Katie Olender of the Northwest Initiative reports that the behavior of the children changes for the better when they are moved from the classroom to the garden. This was especially important for her students who exhibited poor behavior in the classroom, she sayd, elaborating that these students came to realize the importance of conducting themselves respectfully toward the space and plants. As they go through the process of nurturing plants from seed to maturity, the students learn to take pride in what they can achieve. They find it rewarding to eat the food they have produced through cooperative hard work, discipline and patience.

Healthy choices for life

Perhaps learning to make well-considered decisions about eating healthy foods is the most important lesson that children learn from the school gardens. Growing their own food—even one time—gives kids a chance to build a vital connection that most people lack. Learning to eat and prepare whole, fresh vegetables and fruits of the season opens up a new universe of preferences way beyond packaged, processed and advertised “food-type products.”

Experiencing food from plant to plate helps young eaters to appreciate all that really goes into a meal. They are more likely to try new foods that they have grown themselves because of their nurturing and expectation. This freedom to wait, wonder and finally taste lets children broaden their culinary horizons. (Perhaps if this author had grown a radish when she was 10, this author wouldn’t still be picking them out of salads today.) The benefits of instilling an interest in fresh vegetables and fruit are so great because of their potential to curb growing food-related childhood health problems such as obesity and Type II-diabetes.

Elementary and middle schools are not the only educational institutions awakening to the great potential of school gardens. Universities are also starting gardens for student participation, especially as more young adults who are school-garden alumnae arrive there. The effort that Alice Waters has made in this field at Yale University is an example. The university’s Sustainable Food Project allows students to participate in many aspects of agriculture.

With help from Stanford’s STEP graduates and all the other dedicated teachers who see the value of school gardens, more students will be able to enjoy their benefits in the near future. The tenets of organic growing and appreciating their food can in complex ways shape their lives as food buyers and impact how their generation treats the world. If people continue to encourage them and challenge them to apply what they’ve learned, school gardens will give children a healthier, happier and more sustainable future.

Hannah Daughterty, a student at Denison (Ohio) University, was a communications department intern this summer at Rodale Institute.

High Schoolers are active in Springport Michigan!

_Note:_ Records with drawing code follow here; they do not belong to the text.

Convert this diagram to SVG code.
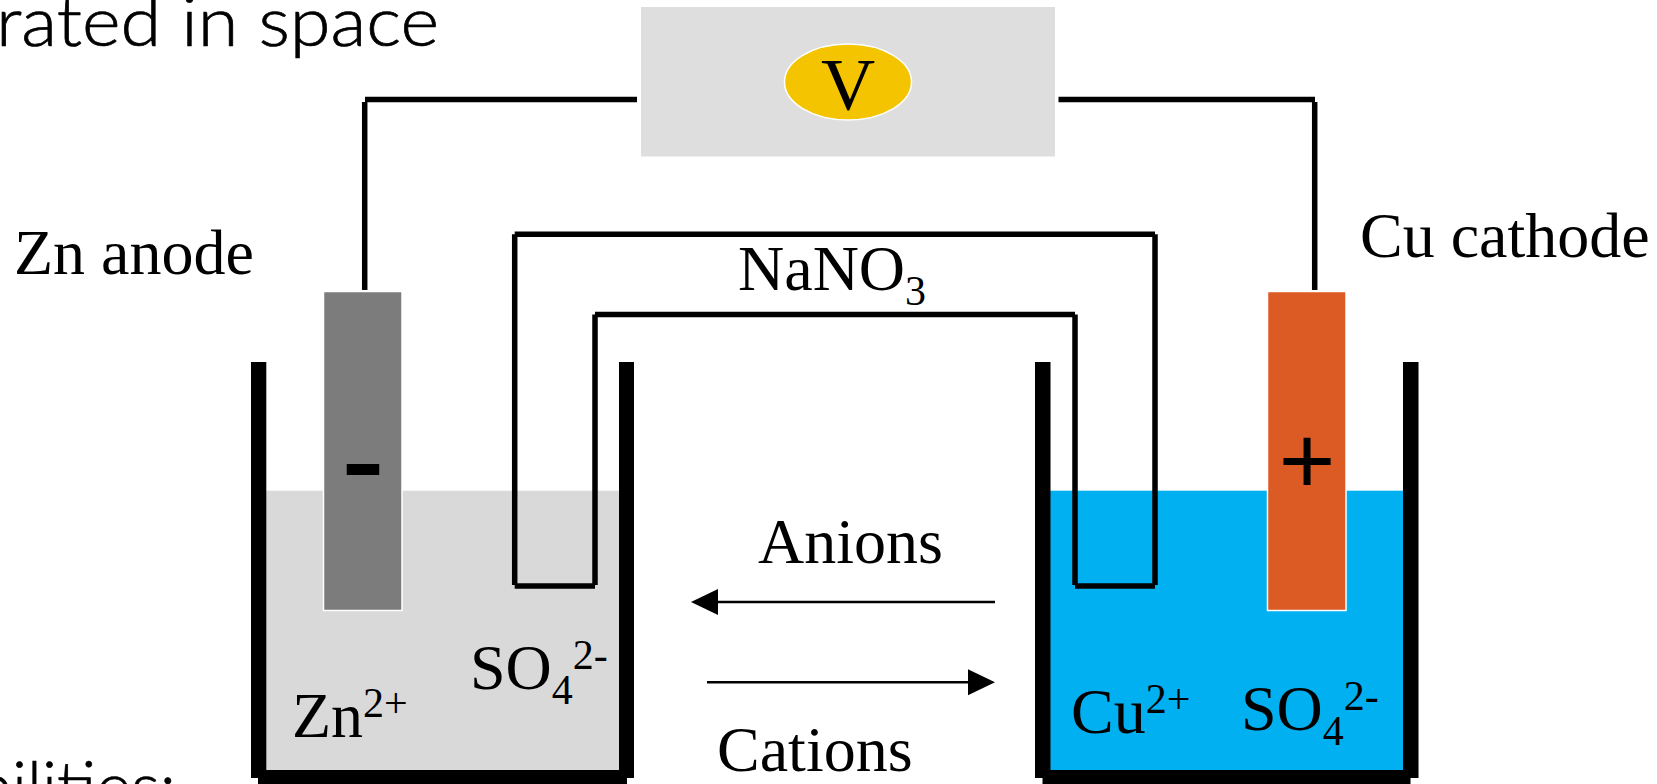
<svg xmlns="http://www.w3.org/2000/svg" width="1657" height="784" viewBox="0 0 1657 784">
<style>
.t{font-family:"Liberation Serif","Times New Roman",serif;font-size:64px;fill:#000}
.s{font-size:42px}
.g{font-family:Lato,"Noto Sans",sans-serif;font-weight:300;font-size:68px;fill:#000;stroke:#000;stroke-width:0.700}
.w{fill:#000}
.l{fill:none;stroke:#000;stroke-width:2.400}
.c{fill:none;stroke:#000;stroke-width:5.500}
</style>
<rect width="1657" height="784" fill="#fff"/>
<text class="g" x="-4" y="46" textLength="443" lengthAdjust="spacingAndGlyphs">rated in space</text>
<text class="g" x="-25" y="811" textLength="201" lengthAdjust="spacingAndGlyphs">bilities:</text>
<g id="voltmeter">
<rect x="641" y="7" width="414" height="149.500" fill="#dedede"/>
<ellipse cx="848" cy="82" rx="63.500" ry="38" fill="#f5c400" stroke="#fff" stroke-width="1.500"/>
<text class="t" x="848" y="109.500" text-anchor="middle" style="font-size:75px">V</text>
</g>
<g id="left-beaker">
<rect x="266" y="490.700" width="353" height="280" fill="#d9d9d9"/>
<rect x="251" y="362" width="15.300" height="416" class="w"/>
<rect x="619" y="362" width="15" height="416" class="w"/>
<rect x="258" y="770" width="369" height="14" class="w"/>
</g>
<g id="right-beaker">
<rect x="1050" y="490.700" width="353" height="280" fill="#00b0f0"/>
<rect x="1035" y="362" width="15.500" height="416" class="w"/>
<rect x="1403" y="362" width="15.500" height="416" class="w"/>
<rect x="1042.500" y="770" width="368" height="14" class="w"/>
</g>
<g id="zn-electrode">
<rect x="323.500" y="291.500" width="78.500" height="319" fill="#7c7c7c" stroke="#fff" stroke-width="1.500"/>
<text transform="translate(363,494.300) scale(1.280,0.920)" text-anchor="middle" style="font-family:'Liberation Sans',sans-serif;font-weight:700;font-size:100px">-</text>
</g>
<g id="cu-electrode">
<rect x="1267.500" y="291.500" width="78.500" height="319" fill="#dc5a24" stroke="#fff" stroke-width="1.500"/>
<text x="1307" y="494" text-anchor="middle" style="font-family:'Liberation Sans',sans-serif;font-size:97px">+</text>
</g>
<g id="connectors">
<path class="c" d="M637 99.500H365M364.700 102V290"/>
<path class="c" d="M1058.500 99.500H1315M1314.700 102V290"/>
<path class="c" d="M514.700 234.300H1155M514.700 234.300V585M514.700 586H595M595 585V314.500M595 314.500H1075M1075 314.500V585M1075 586H1155M1155 585V234.300"/>
<path class="l" d="M995 602H712"/>
<path d="M691 602L718 589V615Z" class="w"/>
<path class="l" d="M707 682.300H975"/>
<path d="M995 682.300L968 669.300V695.300Z" class="w"/>
</g>
<g id="labels">
<text class="t" x="14" y="273.500">Zn anode</text>
<text class="t" x="1360" y="257">Cu cathode</text>
<text class="t" x="738" y="290">NaNO<tspan class="s" dy="15">3</tspan></text>
<text class="t" x="758" y="563">Anions</text>
<text class="t" x="717" y="771">Cations</text>
<text class="t" x="292" y="737">Zn<tspan class="s" dy="-20">2+</tspan></text>
<text class="t" x="470" y="689">SO<tspan class="s" dy="15">4</tspan><tspan class="s" dy="-35">2-</tspan></text>
<text class="t" x="1071" y="733">Cu<tspan class="s" dy="-20">2+</tspan></text>
<text class="t" x="1241" y="730">SO<tspan class="s" dy="15">4</tspan><tspan class="s" dy="-35">2-</tspan></text>
</g>
</svg>
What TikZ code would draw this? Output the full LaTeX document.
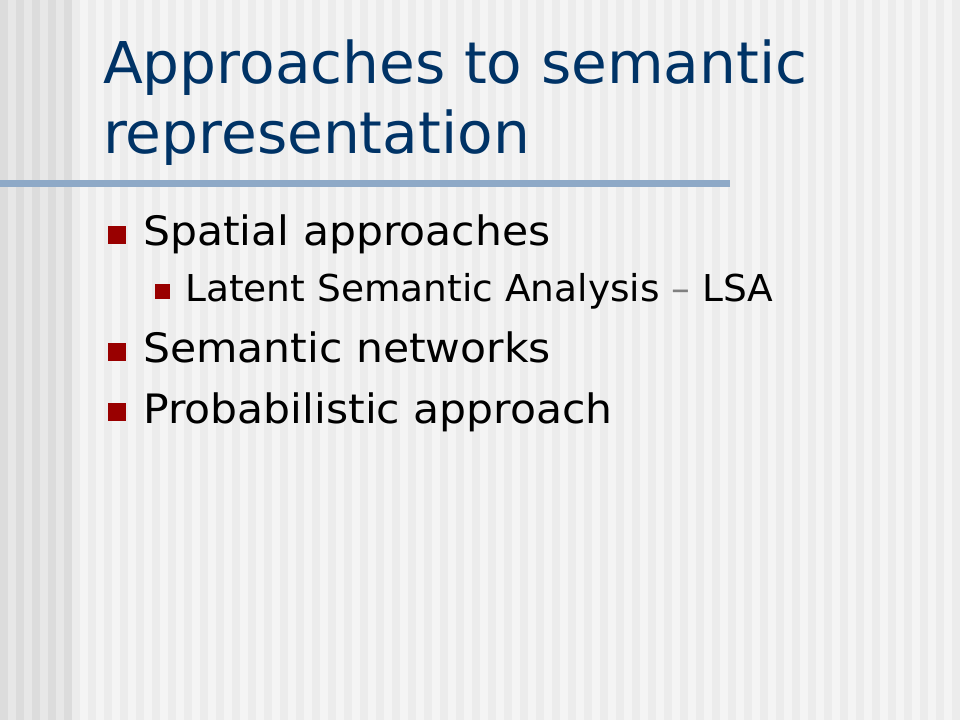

Springport High School in Michigan combined with a strong FFA club and grow vegetables year round in a greenhouse and on school property. Lettice grown during the school year is served in the school cafeteria while summertime produce is sold at a roadside stand in town. Other offerings include organic roasting chicken and lamb. Not only do the students learn about life cycles of animals and plants, and how to grow things, they develop a marketing plan to sell the bounty!

School Gardens

Hi,
I'm interested in taking a look at the content of the curriculum, if one exists, for this initiative. We homeschool, have been looking at ways to teach youngsters about these issues on our time, and have been plugging away trying to find just such a way to learn about foods, their value, the soil and all these issues.
I congratulate the initiators of this piece. Is it available???